Home Health & Hospice Week

Diagnosis Coding:

Case Mix Steps Based On Coding Need Major Fix

Six clinical groups won’t accurately reflect resource need, commenter argues.

Diagnosis coding for home health patients is at the root of some major problems industry members pointed out with the Home Health Groupings Model, according to their comment letters on the HH PPS 2018 proposed rule.

Reminder: Case mix Step 2 of HHGM slots episodes into six clinical groupings based on principal diagnoses reported on the claim: Musculoskeletal Rehabilitation; Neuro/Stroke Rehabilitation; Wounds — Post-Op Wound Aftercare and Skin/Non-Surgical Wound Care; Complex Nursing Interventions; Behavioral Health Care; and Medication Management, Teaching and Assessment (MMTA). (See the six steps of determining case mix under HHGM in Eli’s HCW, Vol. XXVI, No. 27-28).

“The proposed six clinical groupings based on primary diagnosis alone are very concerning,” says Lisa Haglund with Sunshine Home Health Care in Spokane, Washington. “This does not accurately reflect the degree of care that any patient may need. As certified in medical coding, countless times I have difficulty, as also do the clinicians, deciding on singular primary focus of care, and extremely rarely do.”

For example: “If the Clinical group for a patient falls under [MMTA] … on a patient with heart failure as a primary diagnosis, this patient often needs a large amount of therapy to assess and teach to their activity levels for safety, education regarding durable medical equipment in order that their limited resources and energies, and endurance are maximized. Because they may fall into the [MMTA] category, providing therapy services to these patients may be cost-prohibitive with poorer outcomes and risk of greater hospitalizations.”

HHGM Underestimates Comorbidity Impact

Reminder: Step 4 of the HHGM case mix system adjusts payment for comorbidities based on a secondary diagnosis. But HHGM’s attempt to account for patients’ conditions this way falls far short, commenters claimed.

“CMS proposes that if a period had at least one secondary diagnosis reported on the home health claim that fell into one of the 15 subcategories, that period would receive a comorbidity adjustment to account for higher costs associated with the comorbidity. The comorbidity adjustment amount would be the same across all of the subcategories. A period would receive only one comorbidity adjustment regardless of the number of secondary diagnoses reported on the home health claim,” recaps Avera@Home and its parent Avera Health in Sioux Falls, South Dakota.

The problem: “Avera home health members, in many cases, actively participate as a part of a continuum and care for older adults with multiple comorbidities. Overall Medicare spending increases with the number of chronic conditions, so it is counterproductive for the HHGM to only allow one comorbidity adjustment regardless of the number of secondary diagnoses reported on the home health claim,” the health system says.

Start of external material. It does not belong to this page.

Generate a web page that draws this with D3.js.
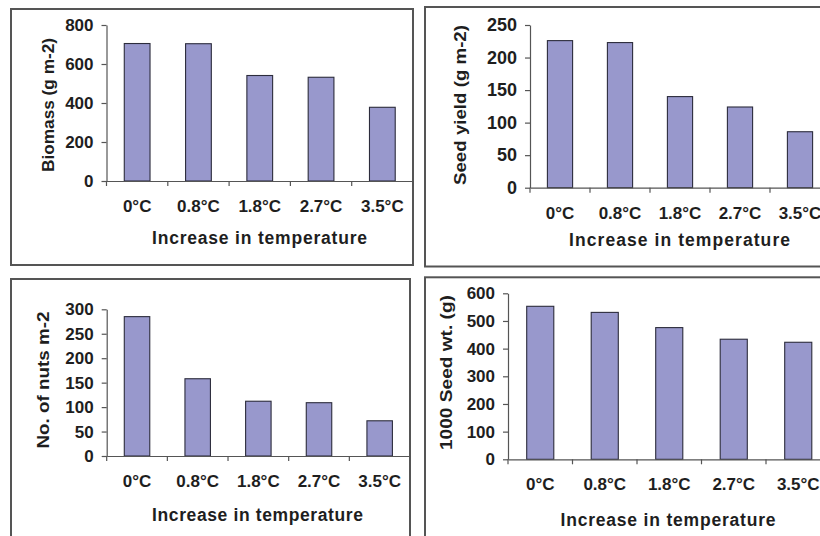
<!DOCTYPE html>
<html>
<head>
<meta charset="utf-8">
<script src="https://cdn.jsdelivr.net/npm/d3@7"></script>
<style>
  html, body { margin: 0; padding: 0; background: #fff; }
  svg { display: block; }
  text { font-family: "Liberation Sans", Arial, sans-serif; font-weight: bold; fill: #1e1e1e; }
</style>
</head>
<body>
<svg id="chart" width="820" height="536"></svg>
<script>
// ---- data ----
const categories = ["0°C", "0.8°C", "1.8°C", "2.7°C", "3.5°C"];
const biomass   = [705, 704, 541, 532, 378];
const seedYield = [226, 223, 140, 124, 86];
const nutsM2    = [285, 158, 112, 109, 72];
const seedWt    = [553, 531, 476, 434, 423];
const biomassTicks   = [0, 200, 400, 600, 800];
const seedYieldTicks = [0, 50, 100, 150, 200, 250];
const nutsTicks      = [0, 50, 100, 150, 200, 250, 300];
const seedWtTicks    = [0, 100, 200, 300, 400, 500, 600];
const xTitle = "Increase in temperature";
const yTitles = ["Biomass (g m-2)", "Seed yield (g m-2)", "No. of nuts m-2", "1000 Seed wt. (g)"];

const svg = d3.select("#chart");

const panels = [
  { values: biomass, ticks: biomassTicks, yTitle: yTitles[0],
    box: [11, 9, 402, 256], ax: 106.5, ax1: 413, y0: 181, y1: 25,
    xt: { cx: 259.5, y: 244, len: 215 }, yt: { cx: 48, cy: 105, len: 134, fs: 16.5 }, yfs: 17 },
  { values: seedYield, ticks: seedYieldTicks, yTitle: yTitles[1],
    box: [425, 7, 420, 259.5], ax: 530, ax1: 830, y0: 187.7, y1: 25,
    xt: { cx: 679.5, y: 246, len: 221 }, yt: { cx: 460.5, cy: 105, len: 160, fs: 17 }, yfs: 18 },
  { values: nutsM2, ticks: nutsTicks, yTitle: yTitles[2],
    box: [11, 279, 399, 280], ax: 106.7, ax1: 410, y0: 456, y1: 309.3,
    xt: { cx: 257.5, y: 520.5, len: 211 }, yt: { cx: 43.7, cy: 380, len: 137, fs: 16.5 }, yfs: 17 },
  { values: seedWt, ticks: seedWtTicks, yTitle: yTitles[3],
    box: [425, 277.3, 420, 280], ax: 508, ax1: 830.5, y0: 459.3, y1: 293.3,
    xt: { cx: 668, y: 526, len: 215 }, yt: { cx: 446, cy: 372.5, len: 155, fs: 16.5 }, yfs: 17 }
];

panels.forEach(p => {
  const g = svg.append("g");
  // frame
  g.append("rect")
    .attr("x", p.box[0]).attr("y", p.box[1])
    .attr("width", p.box[2]).attr("height", p.box[3])
    .attr("fill", "none").attr("stroke", "#555").attr("stroke-width", 2);

  const x = d3.scaleBand().domain(categories).range([p.ax, p.ax1])
    .paddingInner(0.58).paddingOuter(0.29);
  const maxT = p.ticks[p.ticks.length - 1];
  const y = d3.scaleLinear().domain([0, maxT]).range([p.y0, p.y1]);

  // bars
  g.selectAll("rect.bar").data(p.values).join("rect")
    .attr("class", "bar")
    .attr("x", (d, i) => x(categories[i]))
    .attr("width", x.bandwidth())
    .attr("y", d => y(d))
    .attr("height", d => y(0) - y(d))
    .attr("fill", "#9898cc")
    .attr("stroke", "#2c2c3c")
    .attr("stroke-width", 1.1);

  // y axis
  const ya = g.append("g").attr("transform", `translate(${p.ax},0)`)
    .call(d3.axisLeft(y).tickValues(p.ticks).tickSize(5).tickPadding(8).tickSizeOuter(0));
  ya.select(".domain").attr("stroke", "#555").attr("stroke-width", 1.2);
  ya.selectAll(".tick line").attr("stroke", "#555").attr("stroke-width", 1.2);
  ya.selectAll(".tick text").attr("font-size", p.yfs).attr("font-family", null).attr("fill", null);

  // x axis (labels)
  const xa = g.append("g").attr("transform", `translate(0,${p.y0})`)
    .call(d3.axisBottom(x).tickSize(0).tickSizeOuter(0));
  xa.select(".domain").attr("stroke", "#555").attr("stroke-width", 1.2);
  xa.selectAll(".tick text").attr("font-size", 17).attr("font-family", null).attr("fill", null)
    .attr("y", 31).attr("dy", 0);
  // x tick marks at band boundaries
  const bounds = categories.map(c => x(c) - x.step() * x.paddingInner() / 2).concat([p.ax1]);
  g.selectAll("line.xt").data(bounds).join("line")
    .attr("class", "xt")
    .attr("x1", d => d).attr("x2", d => d)
    .attr("y1", p.y0).attr("y2", p.y0 + 5)
    .attr("stroke", "#555").attr("stroke-width", 1.2);

  // titles
  g.append("text")
    .attr("x", p.xt.cx).attr("y", p.xt.y)
    .attr("text-anchor", "middle")
    .attr("font-size", 17.5)
    .attr("textLength", p.xt.len).attr("lengthAdjust", "spacing")
    .text(xTitle);
  g.append("text")
    .attr("transform", `translate(${p.yt.cx},${p.yt.cy}) rotate(-90)`)
    .attr("text-anchor", "middle")
    .attr("dy", "0.35em")
    .attr("font-size", p.yt.fs)
    .attr("textLength", p.yt.len).attr("lengthAdjust", "spacingAndGlyphs")
    .text(p.yTitle);
});
</script>
</body>
</html>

Marcie Ganson in Illinois elaborates on this flaw. “Many of our agency’s home care patients have multiple orthopedic, neurologic, cardiovascular, pulmonary, and endocrine diseases. It is common for our patients to have arthritis, joint replacements and/or fractures, Parkinson’s and/or Alzheimer’s Disease, hypertensions, COPD, and diabetes, and to be on over 25 prescription medications,” Ganson told CMS. “Research has identified the many challenges of and resources needed for supporting chronic disease management and adhering to multiple clinical practice guidelines for multiple diseases. With many of our home care patients, we have to address all this while also addressing new or exacerbated pain and functional mobility, self-care, and communication limitations. I am afraid that the proposed reimbursement system will financially penalize agencies that accept the most frail and medically-needy patients, and particularly those needing rehabilitation.”

Haglund adds, “most patients that I code and review their files have several comorbidities that impact their care [and] their ability to regain function, and these require additional resources. The proposed model would make it more difficult for home health agencies to care for the more complex patient unless the reimbursement categories will account for the more intensive care.”

Using the same comorbidity adjustment amount across all of the subcategories is also a problem. “Each comorbidity may have a different impact on health outcomes and should be accounted for in any comorbidity adjustment,” Avera urges.